Tuesday, January 27, 2004

The athletics and church thing One poster took me to task for being overly gleeful at a coach's expense when three of his players really wanted to participate in children's choir this past Saturday. I did feel badly that a few kids were put in the position of making a very tough call of basketball or singing at church. In a parish where, for this particular age group, athletes outnumber choristers at least 100 to 15, I don't think my surprise registers much more on the Richter scale than a BCS team giving up a touchdown to a I-AA team while leading 42-0. In an ideal situation, the parish athletic director, coaches, school music and drama teachers, and parish liturgist would compare the year's schedules, clear up potential conflicts and relieve young kids of difficult decisions -- or at least as many as possible.
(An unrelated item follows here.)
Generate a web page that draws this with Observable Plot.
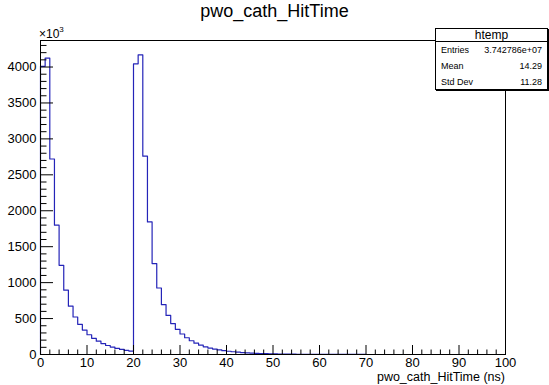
<!DOCTYPE html>
<html>
<head>
<meta charset="utf-8">
<script src="https://cdn.jsdelivr.net/npm/d3@7"></script>
<script src="https://cdn.jsdelivr.net/npm/@observablehq/plot@0.6"></script>
<style>
  body { margin: 0; background: white; }
  #wrap { position: relative; width: 549px; height: 385px; font-family: "Liberation Sans", Arial, Helvetica, sans-serif; color: black; }
  .abs { position: absolute; white-space: nowrap; }
  #title { left: 0; width: 549px; text-align: center; top: 1px; font-size: 18px; }
  #mult { left: 39px; top: 26px; font-size: 12px; }
  #mult sup { font-size: 8px; position: relative; top: -1px; }
  #xlabel { right: 44px; top: 371px; font-size: 12.5px; line-height: 12px; }
  #stats { left: 435px; top: 28px; width: 111px; height: 60px; border: 1px solid black; background: white; box-shadow: 1px 1px 0 #000; }
  #stats .hdr { height: 12px; border-bottom: 1px solid black; text-align: center; font-size: 12px; line-height: 12px; }
  #stats .row { position: relative; height: 16px; font-size: 9px; line-height: 16px; }
  #stats .row .k { position: absolute; left: 5px; }
  #stats .row .v { position: absolute; right: 5px; }
</style>
</head>
<body>
<div id="wrap"></div>
<script>
// ---- data ----
const histTitle = "pwo_cath_HitTime";
const xAxisTitle = "pwo_cath_HitTime (ns)";
const xMin = 0, xMax = 100;
// bin contents (units of 10^3), 1 ns bins from 0 to 100
const counts = [
  4010, 4125, 2720, 1800, 1241, 895, 672, 522, 420, 340,
  275, 225, 185, 152, 125, 103, 85, 70, 58, 48,
  4045, 4170, 2760, 1845, 1265, 925, 693, 544, 430, 350,
  285, 233, 191, 158, 130, 107, 89, 75, 63, 53,
  45, 38, 32, 27, 23, 19.5, 16.5, 14, 12, 10,
  8.5, 7.2, 6.1, 5.2, 4.4, 3.7, 3.1, 2.6, 2.2, 1.9,
  1.6, 1.4, 1.2, 1.0, 0.85, 0.72, 0.61, 0.52, 0.44, 0.37,
  0.31, 0.26, 0.22, 0.19, 0.16, 0.14, 0.12, 0.1, 0.08, 0.07,
  0.06, 0.05, 0.04, 0.04, 0.03, 0.03, 0.02, 0.02, 0.02, 0.01,
  0.01, 0.01, 0.01, 0, 0, 0, 0, 0, 0, 0
];
const yMaxShown = 4369;
const xMajorTicks = [0, 10, 20, 30, 40, 50, 60, 70, 80, 90, 100];
const xMinorTicks = [2,4,6,8,12,14,16,18,22,24,26,28,32,34,36,38,42,44,46,48,52,54,56,58,62,64,66,68,72,74,76,78,82,84,86,88,92,94,96,98];
const yMajorTicks = [0, 500, 1000, 1500, 2000, 2500, 3000, 3500, 4000];
const yMinorTicks = [100,200,300,400,600,700,800,900,1100,1200,1300,1400,1600,1700,1800,1900,2100,2200,2300,2400,2600,2700,2800,2900,3100,3200,3300,3400,3600,3700,3800,3900,4100,4200,4300];
const statName = "htemp";
const statKeys = ["Entries", "Mean", "Std Dev"];
const statVals = ["3.742786e+07", "14.29", "11.28"];

// ---- build ----
const W = 549, H = 385, mL = 40, mR = 44, mT = 40, mB = 31;
const frameW = W - mL - mR, frameH = H - mT - mB;
const binW = (xMax - xMin) / counts.length;
const pts = [{x: xMin, y: 0}];
counts.forEach((c, i) => pts.push({x: xMin + i * binW, y: c}));
pts.push({x: xMax, y: counts[counts.length - 1]});
pts.push({x: xMax, y: 0});

const chart = Plot.plot({
  width: W, height: H,
  marginLeft: mL, marginRight: mR, marginTop: mT, marginBottom: mB,
  x: {domain: [xMin, xMax]},
  y: {domain: [0, yMaxShown]},
  style: {fontFamily: "'Liberation Sans', Arial, Helvetica, sans-serif", fontSize: "13px", color: "black", background: "white"},
  marks: [
    Plot.line(pts, {x: "x", y: "y", curve: "step-after", stroke: "#2424b8", strokeWidth: 1.2}),
    Plot.frame({stroke: "black", strokeWidth: 1}),
    Plot.tickY(yMajorTicks, {y: d => d, insetRight: frameW - 13, stroke: "black"}),
    Plot.tickY(yMinorTicks, {y: d => d, insetRight: frameW - 6.5, stroke: "black"}),
    Plot.tickX(xMajorTicks, {x: d => d, insetTop: frameH - 9, stroke: "black"}),
    Plot.tickX(xMinorTicks, {x: d => d, insetTop: frameH - 4.5, stroke: "black"}),
    Plot.axisX({ticks: xMajorTicks, tickSize: 0, tickPadding: 3, label: null, tickFormat: d => String(d)}),
    Plot.axisY({ticks: yMajorTicks, tickSize: 0, tickPadding: 4, label: null, tickFormat: d => String(d)})
  ]
});

const wrap = document.getElementById("wrap");
wrap.appendChild(chart);

function addDiv(id, html) {
  const d = document.createElement("div");
  d.id = id; d.className = "abs"; d.innerHTML = html;
  wrap.appendChild(d);
  return d;
}
addDiv("title", histTitle);
addDiv("mult", "×10<sup>3</sup>");
addDiv("xlabel", xAxisTitle);
let statsHtml = `<div class="hdr">${statName}</div>`;
statKeys.forEach((k, i) => {
  statsHtml += `<div class="row"><span class="k">${k}</span><span class="v">${statVals[i]}</span></div>`;
});
addDiv("stats", statsHtml);
</script>
</body>
</html>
Sport is still King in the American culture, and I don't kid myself that if I wanted to get "competitive" over it, I'm going to lose 63-7 just about every time. I never took advantage of the opportunities I had to join an organized team, try out for band or a play, or things like that when I was a boy. Between my mom being terrified of sports, and my own stage fright sensibility, I kept to myself and never stretched myself into daring things until my college days. But I think it's a good thing for a kid to be balanced if the schedule is not too demanding. A dancer who happens to play hockey, a wide receiver who toots a mean trumpet, a musical lead running track: these are good ways to raise children. And if musicians were to ever get a media spectacular like this coming Sunday, I wouldn't complain.